そしてなにより、猫を飼いたくて家を出るとはわりと素っ頓狂であるように思う。如何なる理由で親元を巣立つかは人それぞれだが、猫を飼うためというのはなかなか斬新ではなかろうか。

家を出て、猫を飼う。それは、結婚への決別なのだと気付いた

しかし、妹との会話の中で私は別な真理を見出す。それは「猫を飼って一人暮らし始めると、本当にもう結婚はいいや~ってなると思う」という何気ない一言から。

実は、妹は数年前に婚約破棄を経験している。
相手は長男ではなく四男。祖母の望んでいた、我が家に「婿」として入る予定だった。しかし、どちらかが一方的に切り出した訳でもなく、籍を入れる直前になって両者共に「結婚したいのはお互い今の環境を変えたいだけ」ということに気付いたらしい。

妹の言葉を借りると、当時の結婚の決意は「妥協」であり「逃げ」だったそうだ。結局その彼との別れ以来、妹からは浮いた話は聞かないし、聞いたのは「自分はそんなに結婚したいタイプの人間ではなかった」という自分自身への気付きだった。
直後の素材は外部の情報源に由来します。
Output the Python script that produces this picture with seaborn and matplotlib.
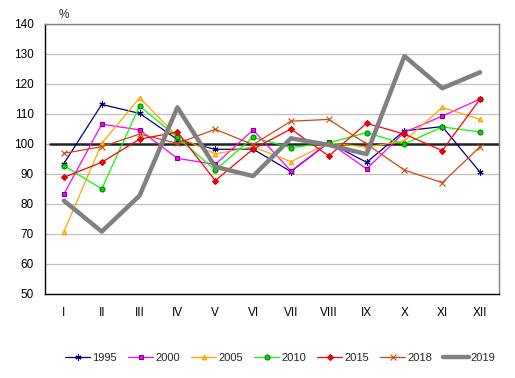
import matplotlib

matplotlib.use("Agg")

import matplotlib.pyplot as plt  # noqa: E402
import pandas as pd  # noqa: E402
import seaborn as sns  # noqa: E402

months = ["I", "II", "III", "IV", "V", "VI", "VII", "VIII", "IX", "X", "XI", "XII"]

y1995 = [93.5, 113.2, 110.2, 101.5, 98.2, 98.3, 90.8, 100.5, 93.9, 104.4, 105.8, 90.6]
y2000 = [83.3, 106.6, 104.7, 95.2, 93.2, 104.7, 91.0, 100.6, 91.7, 103.9, 109.3, 115.0]
y2005 = [70.8, 100.2, 115.4, 102.5, 96.7, 99.1, 94.1, 100.3, 99.0, 101.0, 112.2, 108.2]
y2010 = [92.8, 85.0, 112.7, 102.2, 91.3, 102.2, 98.8, 100.4, 103.8, 100.0, 105.7, 104.0]
y2015 = [88.9, 93.9, 101.6, 104.0, 87.8, 98.3, 105.0, 96.0, 106.9, 103.3, 97.8, 115.0]
y2018 = [96.9, 99.1, 103.3, 100.2, 104.9, 99.8, 107.6, 108.2, 100.0, 91.3, 87.1, 99.1]
y2019 = [81.1, 70.8, 82.8, 112.2, 92.4, 89.3, 101.9, 99.7, 96.6, 129.3, 118.6, 123.9]

series = {
    "1995": y1995,
    "2000": y2000,
    "2005": y2005,
    "2010": y2010,
    "2015": y2015,
    "2018": y2018,
    "2019": y2019,
}

# line colour, marker, marker face, marker edge, marker size, line width
styles = {
    "1995": ("#000080", (6, 2, 0), "#000080", "#000080", 8, 0.9),
    "2000": ("#FF00FF", "s", "#FF00FF", "#800080", 5.5, 0.9),
    "2005": ("#FFA500", "^", "#FFD700", "#FF9900", 6, 0.9),
    "2010": ("#00FF00", "o", "#00DD00", "#008000", 6.5, 0.9),
    "2015": ("#FF0000", "D", "#FF0000", "#CC0000", 5.5, 0.9),
    "2018": ("#CC4A10", "x", "#CC4A10", "#CC4A10", 7, 0.9),
    "2019": ("#808080", "", "#808080", "#808080", 0, 3.2),
}

sns.set_theme(style="white")
plt.rcParams["font.family"] = ["Liberation Sans", "DejaVu Sans"]

fig = plt.figure(figsize=(5.15, 3.78), dpi=100)
ax = fig.add_axes([45 / 515, 1 - 294 / 378, 454 / 515, 270 / 378])

for name, vals in series.items():
    color, marker, face, edge, ms, lw = styles[name]
    df = pd.DataFrame({"month": months, "value": vals})
    sns.lineplot(
        data=df,
        x="month",
        y="value",
        ax=ax,
        color=color,
        marker=marker if marker else None,
        markersize=ms,
        markerfacecolor=face,
        markeredgecolor=edge,
        markeredgewidth=0.8,
        linewidth=lw,
        label=name,
        sort=False,
        zorder=3 if name != "2019" else 4,
    )

ax.axhline(100, color="#222222", lw=1.8, xmin=0.01, zorder=2.5)

ax.set_ylim(50, 140)
ax.set_xlim(-0.5, 11.5)
ax.set_yticks(range(50, 141, 10))
ax.yaxis.grid(True, color="#C0C0C0", lw=0.9)
ax.xaxis.grid(False)
ax.set_xlabel("")
ax.set_ylabel("")
ax.tick_params(axis="both", length=0, labelsize=8.5, colors="black")
ax.tick_params(axis="x", pad=9)
ax.tick_params(axis="y", pad=8)

for side in ["left", "bottom"]:
    ax.spines[side].set_color("black")
    ax.spines[side].set_linewidth(1.0)
for side in ["top", "right"]:
    ax.spines[side].set_color("#808080")
    ax.spines[side].set_linewidth(1.0)

ax.text(0, 1.033, "%", transform=ax.get_xaxis_transform(), ha="center",
        va="center", fontsize=8.5)

handles, labels = ax.get_legend_handles_labels()
for h in handles:
    if h.get_marker() not in (None, "None", ""):
        h.set_markersize(h.get_markersize() * 0.55)
ax.legend(
    handles,
    labels,
    loc="center",
    bbox_to_anchor=(280 / 515, 1 - 358 / 378),
    bbox_transform=fig.transFigure,
    ncol=7,
    frameon=False,
    fontsize=8,
    handlelength=2.3,
    handletextpad=0.15,
    columnspacing=1.0,
    borderpad=0,
)

fig.savefig("out.png", dpi=100)
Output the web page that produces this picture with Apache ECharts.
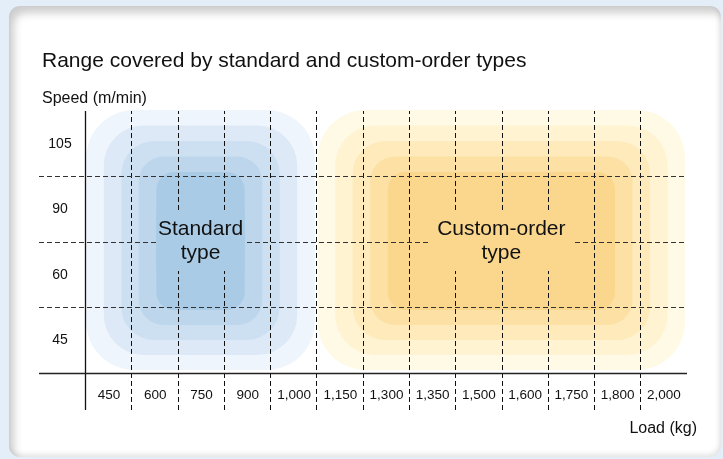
<!DOCTYPE html>
<html>
<head>
<meta charset="utf-8">
<script src="https://cdn.jsdelivr.net/npm/echarts@6/dist/echarts.min.js"></script>
<style>
  html, body { margin: 0; padding: 0; }
  body { width: 723px; height: 459px; background: #e4eef8; position: relative; overflow: hidden; }
  .panel {
    position: absolute; left: 9px; top: 6px; width: 712px; height: 451px;
    background: #fff; border-radius: 11px;
    box-shadow: inset 5px 7px 9px rgba(0, 0, 0, 0.2), inset -2px -3px 5px rgba(0, 0, 0, 0.1);
  }
  #chart { position: absolute; left: 0; top: 0; width: 723px; height: 459px; }
</style>
</head>
<body>
<div class="panel"></div>
<div id="chart"></div>
<script>
// axis categories
const loadCats = ["450", "600", "750", "900", "1,000", "1,150", "1,300", "1,350", "1,500", "1,600", "1,750", "1,800", "2,000"];
const speedCats = ["45", "60", "90", "105"];

// the two ranges (first / last category covered)
const regionNames = ["Standard\ntype", "Custom-order\ntype"];
const regionLoadFrom = ["450", "1,150"];
const regionLoadTo = ["1,000", "2,000"];
const regionSpeedFrom = ["45", "45"];
const regionSpeedTo = ["105", "105"];

// layer colours, outside -> inside
const blueLayers = ["#eef5fc", "#dde9f6", "#cde0f1", "#bdd6ec", "#aacbe5"];
const yellowLayers = ["#fffae6", "#fff3d1", "#feeabb", "#fce0a4", "#fad78c"];
const layerSets = [blueLayers, yellowLayers];

const FONT = "'Liberation Sans', Arial, sans-serif";
const LABEL_FONT = "21px " + FONT;

let myChart = echarts.init(document.getElementById("chart"), null, { renderer: "canvas" });

// plot rows are 65.5px, the label row under the axis is 37px
const labelRowUnits = -37 / 65.5;

const regionData = regionNames.map(function (name, i) {
  return [
    loadCats.indexOf(regionLoadFrom[i]),
    loadCats.indexOf(regionLoadTo[i]) + 1,
    speedCats.indexOf(regionSpeedFrom[i]),
    speedCats.indexOf(regionSpeedTo[i]) + 1,
    i
  ];
});

const radii = [48, 40, 33, 25, 18];
const stepX = 17.5, stepTop = 15.5, stepBottom = 15;

function layerRect(api, k) {
  const tl = api.coord([api.value(0), api.value(3)]);
  const br = api.coord([api.value(1), api.value(2)]);
  const x0 = tl[0] + 1 + k * stepX;
  const x1 = br[0] - 2 - k * stepX;
  const y0 = tl[1] - 1 + k * stepTop;
  const y1 = br[1] - 3 - k * stepBottom;
  return { x: x0, y: y0, width: x1 - x0, height: y1 - y0 };
}

// width of the widest line of a label
const measureCtx = document.createElement("canvas").getContext("2d");
function textWidth(text) {
  measureCtx.font = LABEL_FONT;
  return Math.max.apply(null, text.split("\n").map(function (t) { return measureCtx.measureText(t).width; }));
}

const vLines = [];
for (let i = 1; i < loadCats.length; i++) vLines.push({ xAxis: i });
const hLines = [];
for (let j = 1; j < speedCats.length; j++) hLines.push({ yAxis: j });

var option = {
  animation: false,
  textStyle: { fontFamily: FONT },
  title: [
    {
      text: "Range covered by standard and custom-order types",
      left: 42,
      top: 51,
      padding: 0,
      textStyle: { fontFamily: FONT, fontSize: 21, fontWeight: "normal", color: "#111" }
    },
    {
      text: "Speed (m/min)",
      left: 42,
      top: 91,
      padding: 0,
      textStyle: { fontFamily: FONT, fontSize: 16, fontWeight: "normal", color: "#111" }
    },
    {
      text: "Load (kg)",
      right: 26,
      top: 421,
      padding: 0,
      textStyle: { fontFamily: FONT, fontSize: 16, fontWeight: "normal", color: "#111" }
    }
  ],
  grid: [
    // full frame incl. label column / row
    { left: 39, right: 36, top: 111, bottom: 49 },
    // plot area
    { left: 86, right: 36, top: 111, bottom: 86 }
  ],
  xAxis: [
    { gridIndex: 0, type: "value", min: -1, max: loadCats.length, show: false },
    {
      gridIndex: 1,
      type: "category",
      data: loadCats,
      axisLine: { show: false },
      axisTick: { show: false },
      splitLine: { show: false },
      axisLabel: { margin: 15, fontSize: 13.5, color: "#111", fontFamily: FONT }
    }
  ],
  yAxis: [
    { gridIndex: 0, type: "value", min: labelRowUnits, max: speedCats.length, show: false },
    {
      gridIndex: 1,
      type: "category",
      data: speedCats,
      axisLine: { show: false },
      axisTick: { show: false },
      splitLine: { show: false },
      axisLabel: { margin: 26, align: "center", fontSize: 14, color: "#111", fontFamily: FONT }
    }
  ],
  series: [
    {
      name: "ranges",
      type: "custom",
      xAxisIndex: 0,
      yAxisIndex: 0,
      z: 2,
      silent: true,
      data: regionData,
      renderItem: function (params, api) {
        const colors = layerSets[api.value(4)];
        const children = colors.map(function (c, k) {
          return {
            type: "rect",
            shape: Object.assign(layerRect(api, k), { r: radii[k] }),
            style: { fill: c }
          };
        });
        return { type: "group", children: children };
      }
    },
    {
      name: "grid lines",
      type: "line",
      xAxisIndex: 0,
      yAxisIndex: 0,
      z: 3,
      data: [],
      markLine: {
        silent: true,
        z: 3,
        symbol: ["none", "none"],
        label: { show: false },
        emphasis: { disabled: true },
        data: [
          ...vLines.map(function (d) {
            return Object.assign({}, d, { lineStyle: { color: "#111", width: 1, type: [5, 3] } });
          }),
          ...hLines.map(function (d) {
            return Object.assign({}, d, { lineStyle: { color: "#333", width: 1, type: [5, 3] } });
          }),
          { xAxis: 0, lineStyle: { color: "#111", width: 1.3, type: "solid" } },
          { yAxis: 0, lineStyle: { color: "#222", width: 1.3, type: "solid" } }
        ]
      }
    },
    {
      name: "range labels",
      type: "custom",
      xAxisIndex: 0,
      yAxisIndex: 0,
      z: 10,
      silent: true,
      data: regionData,
      renderItem: function (params, api) {
        const colors = layerSets[api.value(4)];
        const inner = colors[colors.length - 1];
        const r = layerRect(api, colors.length - 1);
        const text = regionNames[params.dataIndex];
        const cx = r.x + r.width / 2;
        const cy = r.y + r.height / 2;
        // mask behind the text, kept inside the innermost layer
        const w = Math.min(textWidth(text) + 14, r.width);
        const h = 60;
        return {
          type: "group",
          children: [
            {
              type: "rect",
              shape: { x: cx - w / 2, y: cy - h / 2, width: w, height: h },
              style: { fill: inner }
            },
            {
              type: "text",
              style: {
                text: text,
                x: cx,
                y: cy,
                align: "center",
                verticalAlign: "middle",
                font: LABEL_FONT,
                lineHeight: 24,
                fill: "#111"
              }
            }
          ]
        };
      }
    }
  ]
};

option && myChart.setOption(option);
</script>
</body>
</html>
つまり、私の解釈では、猫を飼って家を出ることは、いよいよ妹自身の結婚への決別だったのである。

妹よ。どうか、「暗示破り」の姉の犠牲にならないで

ここで久しぶりに冒頭の祖母の言葉を思い出した。
祖母の教えを守ったならば、代々続く実家を守るのは私であって、妹は自由なタイミングで嫁に行くことも出来たし、もしかすると一人自由に猫を愛でる生活を送っていたかもしれない。
私がこの家に長年伝えられる暗示を破ったことで、妹がどうしても呪縛から逃れられずにいるのではないか。妹は「お姉ちゃんが長女の癖に早々と家を出たから、私が最期まで家の面倒を見ないといけない」とは決して口にしない。ただ、私自身が、嫁に行ったことで、妹だけが、朽ち果てるのみの我が家の行く末を抱えてしまっている気がして、妹に申し訳ない気持ちを抱いているのである。

妹の"猫を飼いたい話"を一通り聞いた後、私は結局「とっても良いと思う。手助けするよ」と明るく声を掛けた。
その「手助け」は、猫を飼うことに対してと言うより、まだ祖母の教えが残る実家に残してしまった妹を救い出すことへの「手助け」をしたいという意味合いで。

どうか妹には身勝手に飛び出した姉の犠牲にならないでほしい。そして、早く我が家の前時代的な呪縛が消失しますように。